Oberlandesgericht Hamm:
Beschluss vom 11. November 2010
Aktenzeichen: I-15 W 191/10

(OLG Hamm: Beschluss v. 11.11.2010, Az.: I-15 W 191/10)

Tenor

Die Beschwerde wird zurückgewiesen.

Die Rechtsbeschwerde wird nicht zugelassen.

Gründe

I.

Die Beteiligte ist im Handelsregister des Amtsgerichts Bochum mit einem Stammkapital von 1.500.000 € eingetragen.

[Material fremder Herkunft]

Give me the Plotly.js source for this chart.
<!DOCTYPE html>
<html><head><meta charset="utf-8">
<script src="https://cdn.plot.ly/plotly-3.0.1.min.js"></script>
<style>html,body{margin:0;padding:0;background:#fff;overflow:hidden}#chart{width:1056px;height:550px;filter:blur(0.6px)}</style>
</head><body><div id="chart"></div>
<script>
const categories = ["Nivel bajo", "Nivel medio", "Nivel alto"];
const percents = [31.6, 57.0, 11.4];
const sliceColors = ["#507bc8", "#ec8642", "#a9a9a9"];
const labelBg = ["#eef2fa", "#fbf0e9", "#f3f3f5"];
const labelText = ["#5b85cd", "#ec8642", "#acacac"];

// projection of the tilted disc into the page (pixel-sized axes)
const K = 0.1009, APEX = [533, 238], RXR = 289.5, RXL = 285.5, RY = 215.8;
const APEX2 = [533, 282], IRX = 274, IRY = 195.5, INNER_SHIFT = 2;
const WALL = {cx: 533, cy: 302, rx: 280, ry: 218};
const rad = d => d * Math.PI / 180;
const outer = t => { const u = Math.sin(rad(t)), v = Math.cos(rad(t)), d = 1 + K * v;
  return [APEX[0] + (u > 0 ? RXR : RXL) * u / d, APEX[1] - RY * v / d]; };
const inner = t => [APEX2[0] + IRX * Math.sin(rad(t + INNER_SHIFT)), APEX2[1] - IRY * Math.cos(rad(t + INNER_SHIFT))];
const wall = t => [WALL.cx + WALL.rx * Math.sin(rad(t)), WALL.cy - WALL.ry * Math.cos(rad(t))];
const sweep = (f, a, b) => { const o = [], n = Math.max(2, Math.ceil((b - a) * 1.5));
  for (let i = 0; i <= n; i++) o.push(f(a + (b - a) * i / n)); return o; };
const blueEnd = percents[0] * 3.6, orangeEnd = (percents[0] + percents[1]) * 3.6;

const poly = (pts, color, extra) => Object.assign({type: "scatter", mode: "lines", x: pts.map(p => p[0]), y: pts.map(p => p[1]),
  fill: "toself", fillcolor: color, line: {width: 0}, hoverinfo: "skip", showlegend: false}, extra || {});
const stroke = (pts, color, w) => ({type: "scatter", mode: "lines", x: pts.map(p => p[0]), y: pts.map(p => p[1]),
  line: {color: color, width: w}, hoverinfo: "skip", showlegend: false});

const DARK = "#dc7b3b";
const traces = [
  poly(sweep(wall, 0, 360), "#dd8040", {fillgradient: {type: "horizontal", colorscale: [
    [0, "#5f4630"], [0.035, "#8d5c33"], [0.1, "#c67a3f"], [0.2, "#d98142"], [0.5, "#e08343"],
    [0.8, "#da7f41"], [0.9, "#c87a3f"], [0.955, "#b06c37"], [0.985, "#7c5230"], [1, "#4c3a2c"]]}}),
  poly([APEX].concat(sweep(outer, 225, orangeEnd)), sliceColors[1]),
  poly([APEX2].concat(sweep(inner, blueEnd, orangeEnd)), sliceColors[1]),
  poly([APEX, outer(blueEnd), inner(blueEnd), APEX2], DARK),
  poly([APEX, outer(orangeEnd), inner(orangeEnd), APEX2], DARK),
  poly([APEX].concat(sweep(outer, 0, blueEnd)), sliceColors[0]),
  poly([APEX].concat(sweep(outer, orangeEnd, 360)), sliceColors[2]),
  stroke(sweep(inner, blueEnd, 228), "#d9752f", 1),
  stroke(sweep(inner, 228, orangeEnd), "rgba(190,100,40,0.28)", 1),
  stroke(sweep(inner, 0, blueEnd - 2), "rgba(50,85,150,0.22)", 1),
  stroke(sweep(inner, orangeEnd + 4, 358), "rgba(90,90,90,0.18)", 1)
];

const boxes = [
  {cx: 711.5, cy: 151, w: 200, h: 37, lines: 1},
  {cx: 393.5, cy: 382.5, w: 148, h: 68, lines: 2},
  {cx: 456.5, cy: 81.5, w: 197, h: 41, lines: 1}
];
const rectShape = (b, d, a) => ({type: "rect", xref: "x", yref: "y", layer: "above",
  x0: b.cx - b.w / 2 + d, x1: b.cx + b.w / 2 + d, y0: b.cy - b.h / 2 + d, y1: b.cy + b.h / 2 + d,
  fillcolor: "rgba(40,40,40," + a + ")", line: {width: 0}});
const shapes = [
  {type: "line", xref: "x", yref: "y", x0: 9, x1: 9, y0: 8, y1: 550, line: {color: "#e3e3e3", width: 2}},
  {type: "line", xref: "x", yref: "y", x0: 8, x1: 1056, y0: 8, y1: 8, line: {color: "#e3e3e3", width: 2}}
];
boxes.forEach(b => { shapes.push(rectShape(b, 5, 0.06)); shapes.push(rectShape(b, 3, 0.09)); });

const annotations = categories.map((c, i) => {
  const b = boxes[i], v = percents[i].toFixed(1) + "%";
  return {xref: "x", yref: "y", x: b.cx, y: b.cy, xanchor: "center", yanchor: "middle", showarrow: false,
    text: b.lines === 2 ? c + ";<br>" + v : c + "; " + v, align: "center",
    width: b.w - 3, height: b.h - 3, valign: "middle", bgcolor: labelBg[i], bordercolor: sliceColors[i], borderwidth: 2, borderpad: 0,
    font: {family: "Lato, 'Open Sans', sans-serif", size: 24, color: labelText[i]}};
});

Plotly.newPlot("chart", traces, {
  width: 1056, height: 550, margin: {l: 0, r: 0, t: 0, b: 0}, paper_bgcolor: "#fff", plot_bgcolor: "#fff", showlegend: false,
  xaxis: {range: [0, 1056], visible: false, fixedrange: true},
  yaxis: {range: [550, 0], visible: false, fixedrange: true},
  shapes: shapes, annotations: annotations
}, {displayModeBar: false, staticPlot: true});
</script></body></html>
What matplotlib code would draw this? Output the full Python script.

§ 3 des Gesellschaftsvertrages der Beteiligten regelt den Beginn und die Dauer der Gesellschaft. Nach Abs. 1 begann die Gesellschaft mit der Eintragung in das Handelsregister im Jahr 1983. Nach Abs. 2 kann sie mit einer Frist von drei Monaten zum Schluss eines jeden Geschäftsjahres gekündigt werden. Die Kündigung muss durch eingeschriebenen Brief gegenüber sämtlichen übrigen Gesellschaftern erfolgen, wobei die Frist durch Aufgabe zur Post gewahrt ist. Nach Abs. 3 scheidet der Kündigende mit Wirksamwerden der Kündigung aus der Gesellschaft aus, die durch die Kündigung nicht aufgelöst wird. Nach § 7 Abs. 2 lit. d) ist der Geschäftsanteil einzuziehen, wenn ein Gesellschafter die Gesellschaft kündigt. Nach § 7 Abs. 3 kann die Gesellschafterversammlung beschließen, dass der Geschäftsanteil auf einen oder mehrere der übrigen Gesellschafter, einen oder mehrere oder auf die Gesellschaft selbst zu übertragen ist. Der Beschluss über die Einziehung bedarf nach § 7 Abs. 4 der ¾ Stimmenmehrheit, der betroffene Gesellschafter hat kein Stimmrecht.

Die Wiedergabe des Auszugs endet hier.